==== Source data

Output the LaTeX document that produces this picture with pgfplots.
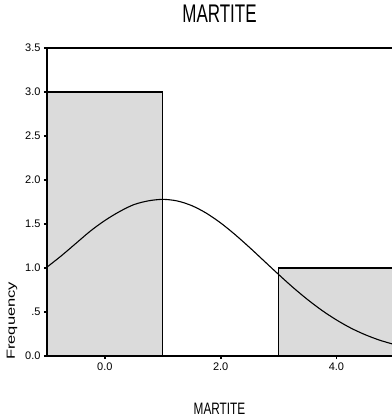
\documentclass[border=0pt]{standalone}
\usepackage{fontspec}
\setmainfont{Liberation Sans}
\usepackage{pgfplots}
\pgfplotsset{compat=1.18}
\begin{document}
\begin{tikzpicture}
\begin{axis}[
    width=345pt, height=308pt, scale only axis,
    xmin=-1, xmax=4.96, ymin=0, ymax=3.5,
    axis x line*=bottom, axis y line*=left,
    axis line style={black, line width=1.3pt, -},
    clip mode=individual,
    xtick={0,2,4}, xticklabels={0.0,2.0,4.0},
    ytick={0,0.5,1,1.5,2,2.5,3,3.5},
    yticklabels={0.0,.5,1.0,1.5,2.0,2.5,3.0,3.5},
    tick align=outside, major tick length=3pt,
    major tick style={draw=black, line width=1.8pt},
    /pgf/number format/assume math mode=true,
    tick label style={font=\fontsize{11}{11}\selectfont},
    title={\scalebox{1}[1.5]{\fontsize{17}{17}\selectfont MARTITE}},
    title style={at={(rel axis cs:0.5,1)}, anchor=center, yshift=28.5pt},
    xlabel={\scalebox{1}[1.4]{\fontsize{11.8}{11.8}\selectfont MARTITE}},
    xlabel style={at={(rel axis cs:0.5,0)}, anchor=center, yshift=-53pt},
    ylabel={\scalebox{1.4}[1]{\fontsize{11.8}{11.8}\selectfont Frequency}},
    ylabel style={at={(rel axis cs:0,0.114)}, anchor=center, yshift=35pt},
]
% histogram bins (width 2)
\addplot[ybar interval, fill=gray!28, draw=black, line width=1.1pt]
    coordinates {(-1,3) (1,3)};
\addplot[ybar interval, fill=gray!28, draw=black, line width=1.1pt]
    coordinates {(3,1) (5,1)};
% normal curve
\addplot[smooth, black, line width=1.1pt] coordinates {
    (-1.0,1.01) (-0.75,1.14) (-0.5,1.28) (-0.25,1.42) (0.0,1.54)
    (0.25,1.64) (0.5,1.72) (0.75,1.763) (1.0,1.78) (1.25,1.762)
    (1.5,1.709) (1.75,1.624) (2.0,1.512) (2.25,1.379) (2.5,1.233)
    (2.75,1.080) (3.0,0.927) (3.25,0.779) (3.5,0.642) (3.75,0.518)
    (4.0,0.410) (4.25,0.317) (4.5,0.241) (4.75,0.179) (5.0,0.131)
};
% top frame line
\draw[black, line width=1.3pt] (rel axis cs:0,1) -- (rel axis cs:1,1);
\coordinate (bl) at (rel axis cs:0,0);
\coordinate (tr) at (rel axis cs:1,1);
\end{axis}
\pgfresetboundingbox
\path ([shift={(-47pt,-61pt)}]bl) rectangle ([shift={(0pt,48pt)}]tr);
\end{tikzpicture}
\end{document}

========

**Request:** Without the pictures, write out all of the material exactly.

**The output:**
Output the LaTeX document that produces this picture with pgfplots.
\documentclass[border=0pt]{standalone}
\usepackage{fontspec}
\setmainfont{Liberation Sans}
\usepackage{pgfplots}
\pgfplotsset{compat=1.18}
\begin{document}
\begin{tikzpicture}
\begin{axis}[
    width=345pt, height=308pt, scale only axis,
    xmin=-1, xmax=4.96, ymin=0, ymax=3.5,
    axis x line*=bottom, axis y line*=left,
    axis line style={black, line width=1.3pt, -},
    clip mode=individual,
    xtick={0,2,4}, xticklabels={0.0,2.0,4.0},
    ytick={0,0.5,1,1.5,2,2.5,3,3.5},
    yticklabels={0.0,.5,1.0,1.5,2.0,2.5,3.0,3.5},
    tick align=outside, major tick length=3pt,
    major tick style={draw=black, line width=1.8pt},
    /pgf/number format/assume math mode=true,
    tick label style={font=\fontsize{11}{11}\selectfont},
    title={\scalebox{1}[1.5]{\fontsize{17}{17}\selectfont MARTITE}},
    title style={at={(rel axis cs:0.5,1)}, anchor=center, yshift=28.5pt},
    xlabel={\scalebox{1}[1.4]{\fontsize{11.8}{11.8}\selectfont MARTITE}},
    xlabel style={at={(rel axis cs:0.5,0)}, anchor=center, yshift=-53pt},
    ylabel={\scalebox{1.4}[1]{\fontsize{11.8}{11.8}\selectfont Frequency}},
    ylabel style={at={(rel axis cs:0,0.114)}, anchor=center, yshift=35pt},
]
% histogram bins (width 2)
\addplot[ybar interval, fill=gray!28, draw=black, line width=1.1pt]
    coordinates {(-1,3) (1,3)};
\addplot[ybar interval, fill=gray!28, draw=black, line width=1.1pt]
    coordinates {(3,1) (5,1)};
% normal curve
\addplot[smooth, black, line width=1.1pt] coordinates {
    (-1.0,1.01) (-0.75,1.14) (-0.5,1.28) (-0.25,1.42) (0.0,1.54)
    (0.25,1.64) (0.5,1.72) (0.75,1.763) (1.0,1.78) (1.25,1.762)
    (1.5,1.709) (1.75,1.624) (2.0,1.512) (2.25,1.379) (2.5,1.233)
    (2.75,1.080) (3.0,0.927) (3.25,0.779) (3.5,0.642) (3.75,0.518)
    (4.0,0.410) (4.25,0.317) (4.5,0.241) (4.75,0.179) (5.0,0.131)
};
% top frame line
\draw[black, line width=1.3pt] (rel axis cs:0,1) -- (rel axis cs:1,1);
\coordinate (bl) at (rel axis cs:0,0);
\coordinate (tr) at (rel axis cs:1,1);
\end{axis}
\pgfresetboundingbox
\path ([shift={(-47pt,-61pt)}]bl) rectangle ([shift={(0pt,48pt)}]tr);
\end{tikzpicture}
\end{document}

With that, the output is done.